The Australian Government recently released the Exposure Draft of the Intellectual Property Laws Amendment (Productivity Commission Response Part 1 and Other Measures) Bill (the Bill).

The Bill results from a comprehensive review of the Australian Intellectual Property system and the release of the Australian Government Productivity Commission’s Report on Intellectual Property Arrangements in Australia. We have previously covered the Productivity Commission’s Report in detail here.

The Bill is the first move by the Australian Government to adopt the recommendations of the Productivity Commission. From the trade mark perspective, there are two key law changes that the Bill proposes to introduce:

  1. The reduction of the grace period for non-use actions from five years to three years – currently, an Australian trade mark must have been on the Register for five years before it is vulnerable to attack for non-use. The Bill, if enacted, will reduce this period to three years.
  2. Ensuring that parallel imports of marked goods do not infringe registered Australian trade marks – there has been some debate over the years as to whether the import of goods genuinely marked by the owner and then imported into Australia would infringe an Australian trade mark registration. The Australian Courts have been clear in recent times that such importation does not constitute trade mark infringement and the Bill will ensure that the Australian Trade Marks Act clearly aligns with this position.

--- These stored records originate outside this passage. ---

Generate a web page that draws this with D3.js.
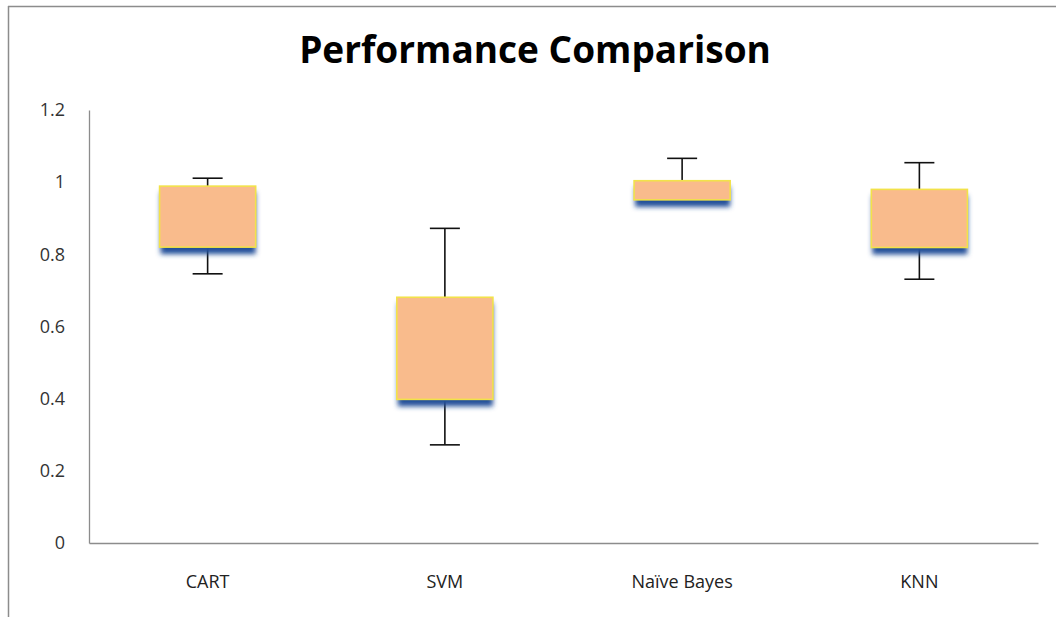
<!DOCTYPE html>
<html><head><meta charset="utf-8">
<script src="https://cdn.jsdelivr.net/npm/d3@7"></script>
<style>body{margin:0;background:#fff}svg{display:block}</style>
</head><body>
<script>
const categories = ["CART", "SVM", "Naïve Bayes", "KNN"];
const whiskerLow = [0.746, 0.272, 0.951, 0.731];
const boxLow     = [0.820, 0.398, 0.951, 0.819];
const boxHigh    = [0.989, 0.681, 1.004, 0.980];
const whiskerHigh= [1.011, 0.872, 1.066, 1.054];
const yTicks = [0, 0.2, 0.4, 0.6, 0.8, 1, 1.2];
const yTickLabels = ["0", "0.2", "0.4", "0.6", "0.8", "1", "1.2"];
const title = "Performance Comparison";

const W = 1056, H = 617;
const svg = d3.select("body").append("svg").attr("width", W).attr("height", H);
const defs = svg.append("defs");
const f = defs.append("filter").attr("id","blur").attr("x","-20%").attr("y","-50%").attr("width","140%").attr("height","200%");
f.append("feGaussianBlur").attr("stdDeviation", 2.4);

// frame
svg.append("line").attr("x1",8.5).attr("x2",8.5).attr("y1",6).attr("y2",H).attr("stroke","#8c8c8c").attr("stroke-width",1.5);
svg.append("line").attr("x1",8).attr("x2",W).attr("y1",6.5).attr("y2",6.5).attr("stroke","#8c8c8c").attr("stroke-width",1.5);

const x0 = 89, x1 = 1038, yTop = 110, yBot = 543;
const x = d3.scaleBand().domain(categories).range([x0, x1]).paddingInner(0.595).paddingOuter(0.2975);
const y = d3.scaleLinear().domain([0, 1.2]).range([yBot, yTop]);

svg.append("text").attr("x", 535).attr("y", 63).attr("text-anchor","middle")
  .attr("font-family","Open Sans, sans-serif").attr("font-weight","bold").attr("font-size",37)
  .attr("fill","#000").text(title);

// axes
const yAxis = svg.append("g").attr("transform",`translate(${x0},0)`)
  .call(d3.axisLeft(y).tickValues(yTicks).tickFormat((d,i)=>yTickLabels[i]).tickSize(0).tickPadding(24));
yAxis.select(".domain").attr("stroke","#8c8c8c").attr("stroke-width",1.3);
yAxis.selectAll("text").attr("font-family","Open Sans, sans-serif").attr("font-size",18).attr("fill","#333");

const xAxis = svg.append("g").attr("transform",`translate(0,${yBot})`)
  .call(d3.axisBottom(x).tickSize(0).tickPadding(32));
xAxis.select(".domain").attr("stroke","#8c8c8c").attr("stroke-width",1.3);
xAxis.selectAll("text").attr("font-family","Open Sans, sans-serif").attr("font-size",18).attr("fill","#222");

const data = categories.map((c,i)=>({c, wl:whiskerLow[i], bl:boxLow[i], bh:boxHigh[i], wh:whiskerHigh[i]}));
const g = svg.append("g");
const bw = x.bandwidth();
const cap = 30;

data.forEach(d=>{
  const cx = x(d.c) + bw/2;
  // whiskers
  g.append("line").attr("x1",cx).attr("x2",cx).attr("y1",y(d.wh)).attr("y2",y(d.bh)).attr("stroke","#111").attr("stroke-width",1.6);
  g.append("line").attr("x1",cx-cap/2).attr("x2",cx+cap/2).attr("y1",y(d.wh)).attr("y2",y(d.wh)).attr("stroke","#111").attr("stroke-width",1.6);
  if (d.wl < d.bl) {
    g.append("line").attr("x1",cx).attr("x2",cx).attr("y1",y(d.bl)).attr("y2",y(d.wl)).attr("stroke","#111").attr("stroke-width",1.6);
    g.append("line").attr("x1",cx-cap/2).attr("x2",cx+cap/2).attr("y1",y(d.wl)).attr("y2",y(d.wl)).attr("stroke","#111").attr("stroke-width",1.6);
  }
  // shadow
  g.append("rect").attr("x",x(d.c)+1).attr("width",bw-1).attr("y",y(d.bh)+6).attr("height",y(d.bl)-y(d.bh)+1)
    .attr("fill","#24509a").attr("filter","url(#blur)");
  // box
  g.append("rect").attr("x",x(d.c)).attr("width",bw).attr("y",y(d.bh)).attr("height",y(d.bl)-y(d.bh))
    .attr("fill","#f9bb8c").attr("stroke","#f2e24a").attr("stroke-width",1.6);
});
</script>
</body></html>
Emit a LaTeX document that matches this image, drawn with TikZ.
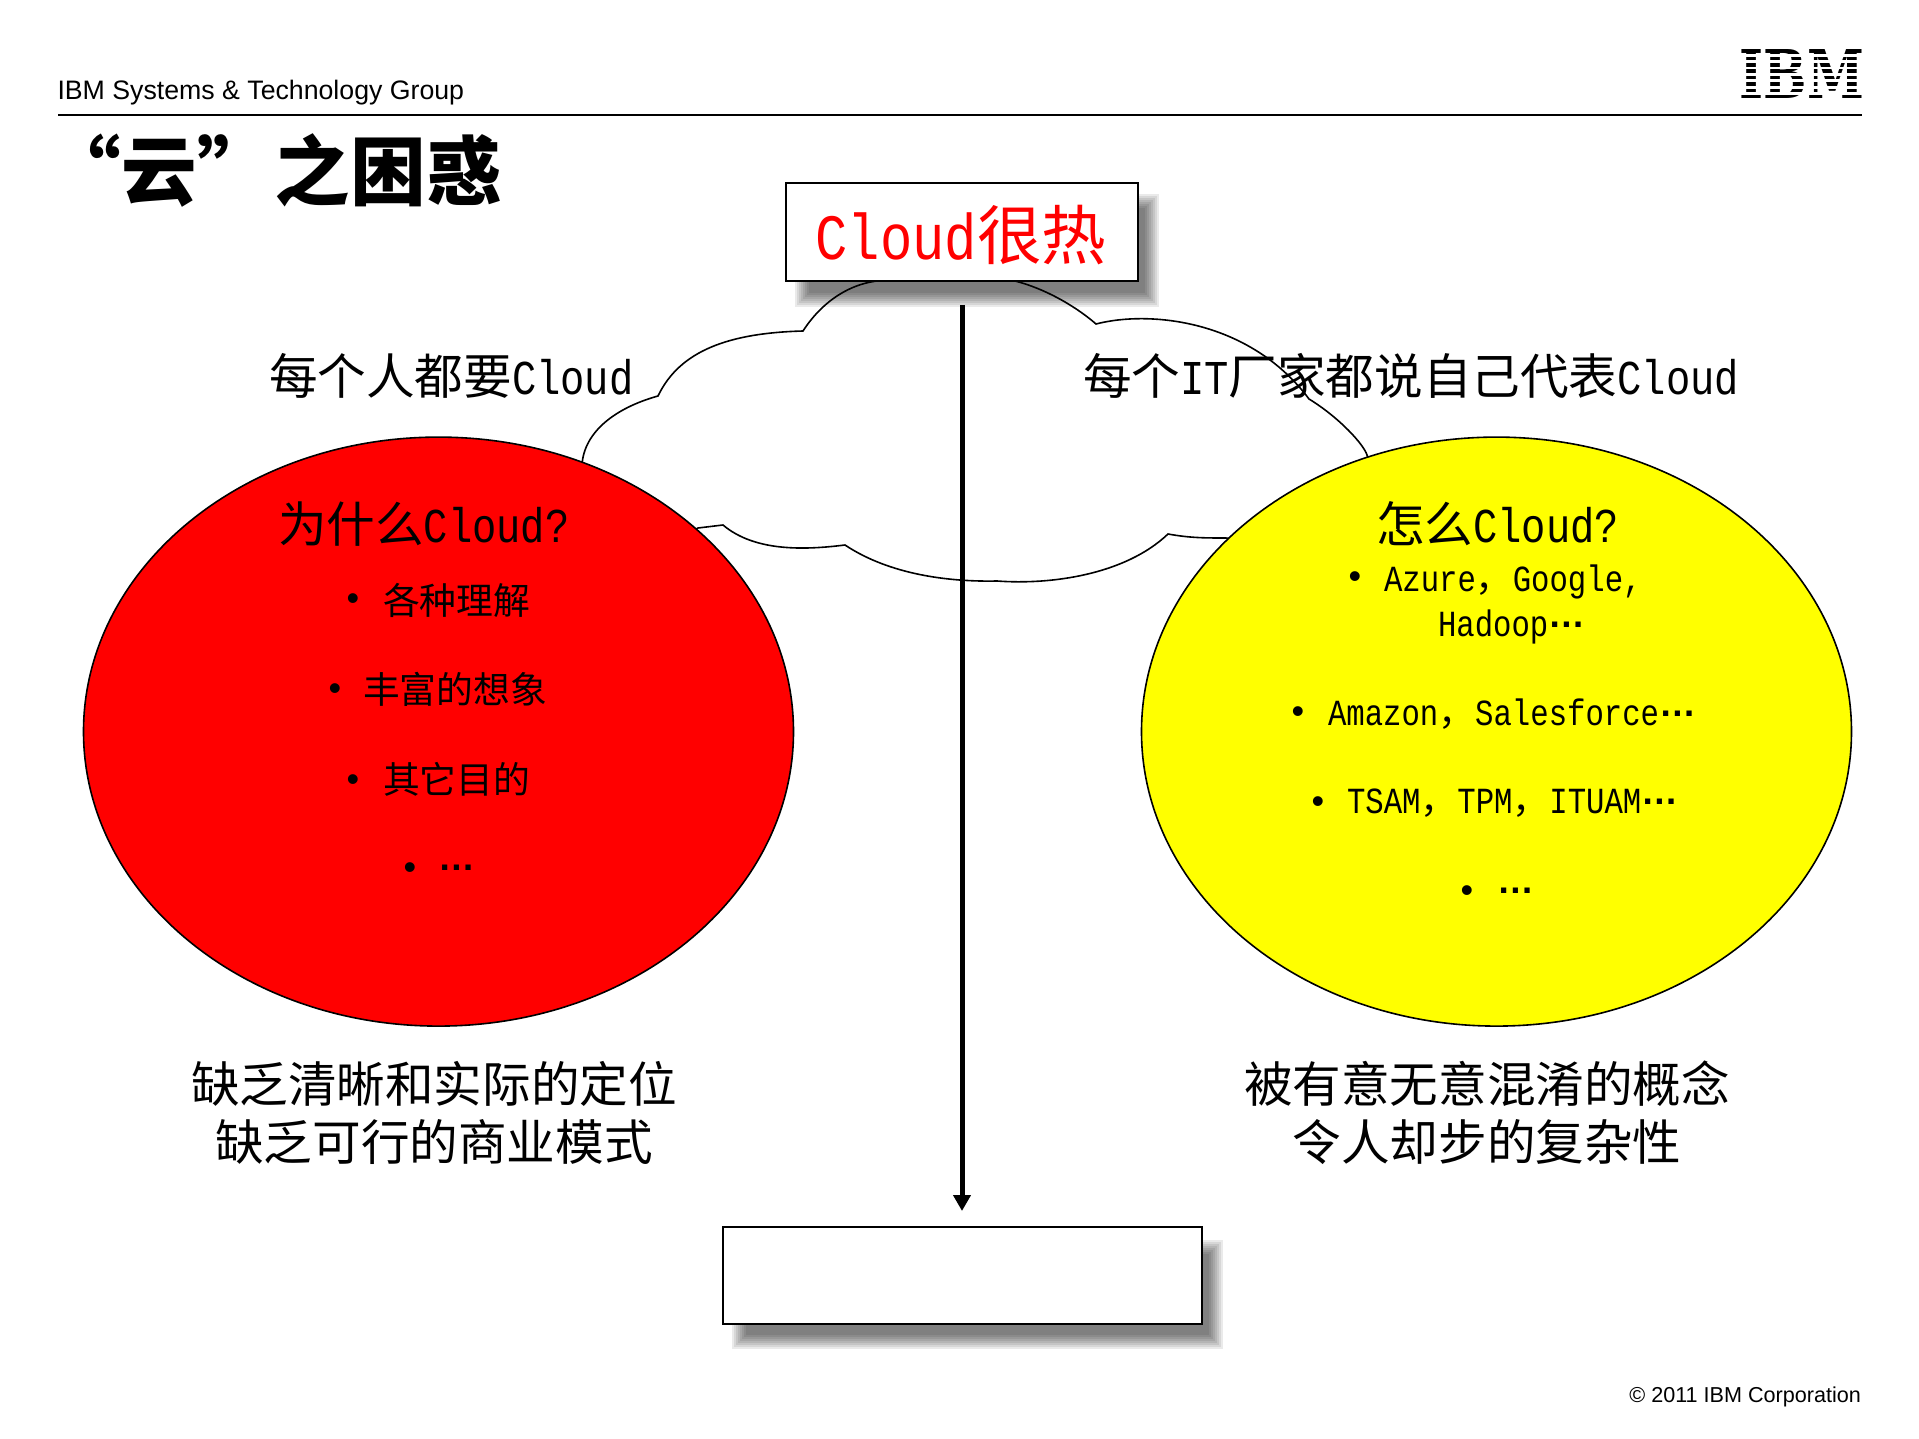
\documentclass[tikz,border=0pt]{standalone}
\usepackage{fontspec}
\usetikzlibrary{shapes.geometric,arrows.meta}
\setmainfont{Liberation Sans}
\newfontfamily\cjk{Noto Sans CJK SC}
\newfontfamily\lat[FakeStretch=0.833]{Liberation Mono}
\newfontfamily\logof{DejaVu Serif}
\definecolor{pureyellow}{RGB}{255,255,0}
\definecolor{purered}{RGB}{255,0,0}
\newcommand{\Ps}[1]{\fontsize{#1}{#1}\selectfont}
\newcommand{\cdotsq}{\raisebox{0.25em}{\rmfamily\bfseries …}}
\newcommand{\softshadow}[4]{%
  \foreach \k in {0,...,7}{%
    \fill[black,opacity=0.083] ({#1-7+2*\k},{#2-7+2*\k}) rectangle ({#3+7-2*\k},{#4+7-2*\k});
  }}
\tikzset{
  x=0.5pt,y=-0.5pt,
  every node/.style={inner sep=0pt,outer sep=0pt},
  big/.style={font=\cjk\Ps{24.3}},
  item/.style={font=\cjk\Ps{18.4},anchor=west},
  bul/.style={font=\Ps{18}},
  hbox/.style={draw=black,line width=1pt,fill=white,minimum width=176pt,minimum height=49pt},
  lbox/.style={draw=black,line width=1pt,fill=white,minimum width=239.5pt,minimum height=48.5pt},
}
\begin{document}
\begin{tikzpicture}
\useasboundingbox (0,0) rectangle (1919,1439);
% header
\node[anchor=west,font=\Ps{13.35}] (hdr) at (57.5,93) {IBM Systems \& Technology Group};
\coordinate (ruleL) at (58,115); \coordinate (ruleR) at (1862,115);
\draw[line width=1pt] (ruleL) -- (ruleR);
% logo
\node[font=\logof\bfseries\Ps{33.6},anchor=center,xscale=0.765] (logo) at (1802,74.5) {IBM};
\foreach \yy in {0,...,6}{\fill[white] (1735,{53.7+6.45*\yy}) rectangle (1870,{53.7+6.45*\yy+2.9});}
% title
\node[anchor=west,font=\cjk\bfseries\Ps{37.8}] (title) at (46,171) {“云”\hspace{0.03em}之困惑};
% cloud
\draw[line width=0.8pt,fill=white]
 (582,465)
 .. controls (584,432) and (615,408) .. (658,396)
 .. controls (680,350) and (730,333) .. (803,331)
 .. controls (825,297) and (860,276) .. (900,281)
 -- (1015,281)
 .. controls (1050,290) and (1080,310) .. (1096,324)
 .. controls (1150,310) and (1250,320) .. (1309,399)
 .. controls (1340,418) and (1364,445) .. (1367,455)
 -- (1400,560) -- (1226,538)
 .. controls (1205,538) and (1190,538) .. (1168,534)
 .. controls (1125,575) and (1050,585) .. (997,581)
 .. controls (950,582) and (890,575) .. (845,545)
 .. controls (805,550) and (755,552) .. (723,525)
 -- (698,528) -- (640,560) -- cycle;
% ellipses
\node[draw=black,line width=0.8pt,fill=purered,ellipse,minimum width=355pt,minimum height=294.5pt] (why) at (438.5,731.6) {};
\node[draw=black,line width=0.8pt,fill=pureyellow,ellipse,minimum width=355pt,minimum height=294.5pt] (how) at (1496.5,731.6) {};
% boxes
\softshadow{802}{201}{1152}{300}
\node[hbox] (hot) at (962,232) {};
\node[font=\cjk\Ps{32.3},text=purered] (hotL) at (961,235) {{\lat Cloud}很热};
\softshadow{739}{1247}{1216}{1342}
\node[lbox] (blank) at (962,1275.5) {};
% arrow
\draw[line width=2.5pt,-{Triangle[length=8pt,width=8.5pt]},shorten <=12pt,shorten >=8pt]
  (hot.south -| blank.north) -- (blank.north);
% headings
\node[big,anchor=west] (everyone) at (269,376) {每个人都要{\lat Cloud}};
\node[big,anchor=west] (vendors) at (1083,376) {每个{\lat IT}厂家都说自己代表{\lat Cloud}};
\node[big,anchor=west] (whyH) at (278,524) {为什么{\lat Cloud?}};
\node[big,anchor=west] (howH) at (1376,524) {怎么{\lat Cloud?}};
% left list
\node[bul] (b1) at (352.8,602) {•}; \node[item] (t1) at (383,600) {各种理解};
\node[bul] (b2) at (334.8,692) {•}; \node[item] (t2) at (363,689) {丰富的想象};
\node[bul] (b3) at (352.8,783) {•}; \node[item] (t3) at (383,779) {其它目的};
\node[bul] (b4) at (409.8,871) {•}; \node[item] (t4) at (438,872) {\cdotsq};
% right list
\node[bul] (r1) at (1355,580) {•}; \node[item] (u1) at (1384,582) {{\lat Azure}，{\lat Google,}};
\node[item] (u1b) at (1438,627) {{\lat Hadoop}\cdotsq};
\node[bul] (r2) at (1298,715) {•}; \node[item] (u2) at (1328,714) {{\lat Amazon}，{\lat Salesforce}\cdotsq};
\node[bul] (r3) at (1318,805) {•}; \node[item] (u3) at (1347,803) {{\lat TSAM}，{\lat TPM}，{\lat ITUAM}\cdotsq};
\node[bul] (r4) at (1467,894) {•}; \node[item] (u4) at (1497,895) {\cdotsq};
% bottom captions
\node[big] (c1) at (434,1084) {缺乏清晰和实际的定位};
\node[big] (c2) at (434,1142) {缺乏可行的商业模式};
\node[big] (c3) at (1487,1084) {被有意无意混淆的概念};
\node[big] (c4) at (1487,1142) {令人却步的复杂性};
% footer
\node[anchor=east,font=\Ps{10.8}] (foot) at (1861,1397) {© 2011 IBM Corporation};
\end{tikzpicture}
\end{document}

At this point there is no time-frame for the finalisation of the Bill, but it is expected that it will be before the Australian Parliament by May/June 2018.

In addition, it is widely expected that a ‘Part 2’ Bill will be put forward before the end of 2018, which will introduce further changes and adoptions from the Productivity Commission’s Report.

The ‘Part 2’ Bill will almost certainly include provisions that will allow the holder of an International Registration designating Australia to file divisional applications (currently available only to the holder of a national Australian application) – this has been listed as a priority by Intellectual Property Australia.